Whether you’re an international student wanting to capitalise on the skills shortages here in Australia, or an Australian citizen keen to broaden your horizons overseas, the Deakin Master of Business Administration (International) is just the ticket.
Dr Alfred Presbitero, Associate Professor at the Deakin Business School and Course Director of the MBA (International), says that a global perspective has never been more important given that not many businesses in Australia or beyond escaped the impact of the COVID-19 pandemic.
Examining current business environments around the world, Associate Professor Presbitero shared information from the Australian National Skills Commission, which, in addition to Australia, “also identified that New Zealand, the United States and the U.K. are experiencing skills shortages too,” he said.
These far-reaching skills shortages are the perfect opportunity for both international and domestic students and professionals here in Australia to consider the Deakin MBA (International), said.
Beyond the core business management competencies typically covered in an MBA, including finance interpretation, an introduction to data analysis and economics for managers, the Deakin MBA (International) provides “a focus on equipping students with the knowledge and competencies that can help them manage and lead organisations whether here in Australia, America, Asia or anywhere in the world,” said Associate Professor Presbitero.
“We cater to the needs of students, regardless of whether they are domestic or international. The ultimate goal is that we need to develop global managers and global leaders because for you to be successful, you need to have an appreciation and understanding beyond what’s happening locally,” he said.
Shubhangee Singh, a Deakin MBA (International) student graduating in December 2022, said that the program is ideal for people with little to no work experience but who have a keen interest in business, especially from an international context.
As an Indian national, Ms Singh had previously interned with two employers before embarking on the MBA (International) with Deakin University because of her own culturally rich background and the allure of learning about business in different cultural settings.
“With this degree, I would be able to understand the international sphere of cultures and at the same time be able to understand how business differs from culture to culture,” she said.
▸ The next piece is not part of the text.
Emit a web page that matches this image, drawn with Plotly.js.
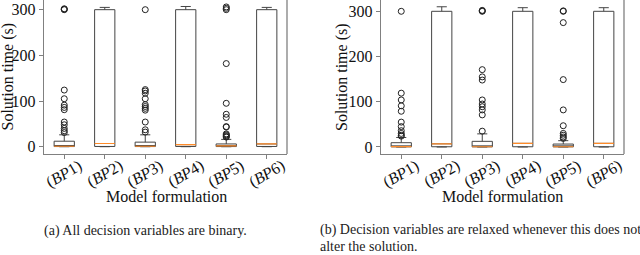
<!DOCTYPE html>
<html>
<head>
<meta charset="utf-8">
<script src="https://cdn.plot.ly/plotly-3.0.1.min.js"></script>
<style>html,body{margin:0;padding:0;background:#fff;}#chart{width:640px;height:255px;}</style>
</head>
<body>
<div id="chart"></div>
<script>
// ---- data ----
const categories = ['BP1', 'BP2', 'BP3', 'BP4', 'BP5', 'BP6'];

// (a) all decision variables binary
const aQ1 = [0.3, 0.5, 0.3, 0.5, 0.3, 0.5];
const aMedian = [1, 7, 1, 4.5, 2, 6];
const aQ3 = [12, 300, 10, 300, 6, 300];
const aLower = [0, 0, 0, 0, 0, 0];
const aUpper = [26, 305, 26, 307, 16, 305];
const aOutliers = [
  [300, 301, 302, 124, 105, 91, 86, 81, 54, 48, 40, 35, 31],
  [],
  [300, 125, 122, 117, 105, 92, 88, 84, 80, 54, 37, 32],
  [],
  [306, 303, 300, 182, 95, 71, 64, 44, 43, 28, 26, 24, 22, 21],
  []
];

// (b) decision variables relaxed
const bQ1 = [0.3, 0.5, 0.3, 0.5, 0.3, 0.5];
const bMedian = [1, 7, 0.5, 8, 0.5, 8];
const bQ3 = [9.5, 300, 12.5, 300, 6.5, 300];
const bLower = [0, 0, 0, 0, 0, 0];
const bUpper = [21, 310, 29, 308, 14, 308];
const bOutliers = [
  [300, 119, 104, 91, 79, 55, 45, 36, 30, 26, 24],
  [],
  [300, 301, 302, 171, 155, 148, 104, 95, 89, 82, 71, 35],
  [],
  [300, 301, 275, 149, 82, 47, 30, 26, 22, 19],
  []
];

const xTitle = 'Model formulation';
const yTitle = 'Solution time (s)';
const captionA = '(a) All decision variables are binary.';
const captionB1 = '(b) Decision variables are relaxed whenever this does not';
const captionB2 = 'alter the solution.';

const tickText = categories.map(c => '(<i>' + c.slice(0, 2) + '</i>' + c.slice(2) + ')');

const boxColor = '#444444';
const medianColor = '#ff8c2a';
const frameColor = '#808080';
const serif = 'Liberation Serif';
const txt = '#111';

function traces(q1, med, q3, lo, up, outl, xa, ya) {
  const ox = [], oy = [];
  outl.forEach((arr, i) => arr.forEach(v => { ox.push(categories[i]); oy.push(v); }));
  return [
    {type: 'box', x: categories, q1: q1, median: med, q3: q3, lowerfence: lo, upperfence: up,
     boxpoints: false, width: 0.5, whiskerwidth: 0.5, fillcolor: 'rgba(0,0,0,0)',
     line: {color: boxColor, width: 1}, xaxis: xa, yaxis: ya, showlegend: false, hoverinfo: 'skip'},
    {type: 'box', x: categories, q1: med, median: med, q3: med, lowerfence: med, upperfence: med,
     boxpoints: false, width: 0.5, whiskerwidth: 0, fillcolor: 'rgba(0,0,0,0)',
     line: {color: medianColor, width: 1.2}, xaxis: xa, yaxis: ya, showlegend: false, hoverinfo: 'skip'},
    {type: 'scatter', mode: 'markers', x: ox, y: oy, xaxis: xa, yaxis: ya, showlegend: false,
     marker: {symbol: 'circle-open', size: 6, color: '#222', line: {width: 1, color: '#222'}},
     hoverinfo: 'skip'}
  ];
}

const data = [].concat(
  traces(aQ1, aMedian, aQ3, aLower, aUpper, aOutliers, 'x', 'y'),
  traces(bQ1, bMedian, bQ3, bLower, bUpper, bOutliers, 'x2', 'y2')
);

function xaxis(domain, anchor) {
  return {
    domain: domain, anchor: anchor, type: 'category', range: [-0.5, 5.5],
    tickmode: 'array', tickvals: categories, showticklabels: false,
    showline: true, linecolor: frameColor, linewidth: 1.3, mirror: false,
    ticks: 'outside', ticklen: 4, tickcolor: frameColor, tickwidth: 1,
    showgrid: false, zeroline: false, automargin: false
  };
}
function yaxis(range, anchor) {
  return {
    domain: [1 - 154 / 255, 1], anchor: anchor, range: range,
    tickvals: [0, 100, 200, 300],
    showline: true, linecolor: frameColor, linewidth: 1.3, mirror: false,
    ticks: 'outside', ticklen: 4, tickcolor: frameColor, tickwidth: 1,
    showgrid: false, zeroline: false,
    tickfont: {family: serif, size: 16, color: txt},
    automargin: false
  };
}

const annotations = [];
[['x', 166], ['x2', 502]].forEach(([xr, cx]) => {
  categories.forEach((c, i) => annotations.push({
    xref: xr, yref: 'paper', x: c, y: 1 - 174 / 255, xanchor: 'center', yanchor: 'middle',
    text: tickText[i], textangle: -30, showarrow: false, font: {family: serif, size: 16, color: txt}
  }));
  annotations.push({xref: 'paper', yref: 'paper', x: cx / 640, y: 1 - 196 / 255, xanchor: 'center', yanchor: 'middle',
    text: xTitle, showarrow: false, font: {family: serif, size: 16, color: txt}});
});
[7.5, 342].forEach(cx => annotations.push({xref: 'paper', yref: 'paper', x: cx / 640, y: 1 - 77 / 255,
  xanchor: 'center', yanchor: 'middle', textangle: -90, text: yTitle, showarrow: false,
  font: {family: serif, size: 16, color: txt}}));
annotations.push(
  {xref: 'paper', yref: 'paper', x: 42 / 640, y: 1 - 230.5 / 255, xanchor: 'left', yanchor: 'middle',
   text: captionA, showarrow: false, font: {family: serif, size: 14, color: '#222'}},
  {xref: 'paper', yref: 'paper', x: 318 / 640, y: 1 - 230 / 255, xanchor: 'left', yanchor: 'middle',
   text: captionB1, showarrow: false, font: {family: serif, size: 14, color: '#222'}},
  {xref: 'paper', yref: 'paper', x: 318 / 640, y: 1 - 246.5 / 255, xanchor: 'left', yanchor: 'middle',
   text: captionB2, showarrow: false, font: {family: serif, size: 14, color: '#222'}}
);

const layout = {
  width: 640, height: 255,
  margin: {l: 0, r: 0, t: 0, b: 0},
  paper_bgcolor: '#fff', plot_bgcolor: '#fff',
  boxmode: 'overlay', hovermode: false,
  font: {family: serif},
  xaxis: xaxis([44 / 640, 287 / 640], 'y'),
  yaxis: yaxis([-16, 321.2], 'x'),
  xaxis2: xaxis([381 / 640, 624 / 640], 'y2'),
  yaxis2: yaxis([-15.5, 325], 'x2'),
  shapes: [
    {type: 'line', xref: 'paper', yref: 'paper', x0: 287 / 640, x1: 287 / 640, y0: 1 - 154 / 255, y1: 1,
     line: {color: frameColor, width: 1.3}},
    {type: 'line', xref: 'paper', yref: 'paper', x0: 624 / 640, x1: 624 / 640, y0: 1 - 154 / 255, y1: 1,
     line: {color: frameColor, width: 1.3}}
  ],
  annotations: annotations
};

Plotly.newPlot('chart', data, layout, {staticPlot: true, displayModeBar: false});
</script>
</body>
</html>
Ms Singh has the ultimate goal of working in marketing for a multinational company or an employer who works with culturally diverse customers.
Currently, Ms Singh has started exercising her new skills by managing alumni newsletters, social media and other marketing communications for an education provider with a highly diverse international network of students.
The employment successes being reported back to Deakin’s Business School are an indicator that the MBA (International) formula is working, with recent graduates sharing that they are now working for multinational organisations here in Australia, have returned to their country of origin and gained roles with multinationals such as Accenture, or have ventured into entrepreneurship, including in Australia, where they can respond to skills shortages.
“I recently spoke to one student – he was from India, and he was able to establish a business here in Geelong. It’s in the area of information and communications technology and is able to fill that skills shortage because he set up his own company, and I assume he will also be employing people to work for him,” Associate Professor Presbitero said.
“We do have a number of domestic students – their main motivation is to go overseas and work or establish their own business overseas. There’s big potential for them now because of the labour shortages in other places such as New Zealand, the UK and Asia.
“The way we have been teaching our MBA (International) students – that broad understanding of Australian markets but also how to work in different cultural contexts, how to navigate different markets – they could easily move from one place to another,” said Associate Professor Presbitero.
Associate Professor Presbitero shared with MBA News one of the practical frameworks that allow students to take their newfound managerial skills with them wherever they go.
“The PESTEL framework is a very simple framework that allows our graduates to quickly scan what’s happening in another country. It can help our graduates understand the opportunities as well as the challenges.
“By running through the PESTEL framework – for example, politically what’s happening in Europe right now, economically what’s happening in the United States with inflation, socially, let’s say in China where there is a continued lockdown due to COVID – they are able to understand and effectively navigate a different country or market,” said Associate Professor Presbitero.
The Deakin expert also shared with MBA News how real-life business problems are woven into the curriculum for MBA (International) students, including last trimester, where students were challenged to apply different frameworks to work out how Rex Airlines would be able to expand into Asia.
“Rex Airlines is an Australian company that’s been trying to get into the Australian domestic market. Our students did a lot of research to make recommendations and create a plan of action for Rex Airlines so they could venture beyond Australia, particularly to have a share of the market in Asia.
“This is the perfect course for those who are just venturing into managerial careers and are trying to figure out what they want to do because in the first year, students are provided with core competencies that they can apply anywhere they go, and regardless of the industry, sector or country, those key competencies will be valuable,” Associate Professor Presbitero said.
Ending on a further encouraging note, Associate Professor Presbitero said that there’s no time like now to explore global job opportunities, stating that Deakin’s MBA (International) graduates “become very attractive to global organisations, multinational companies and not-for-profits that have global operations.
“It makes them globally mobile, and given that the international borders are now reopening, that makes them explore the world and see what’s happening out there,” he said.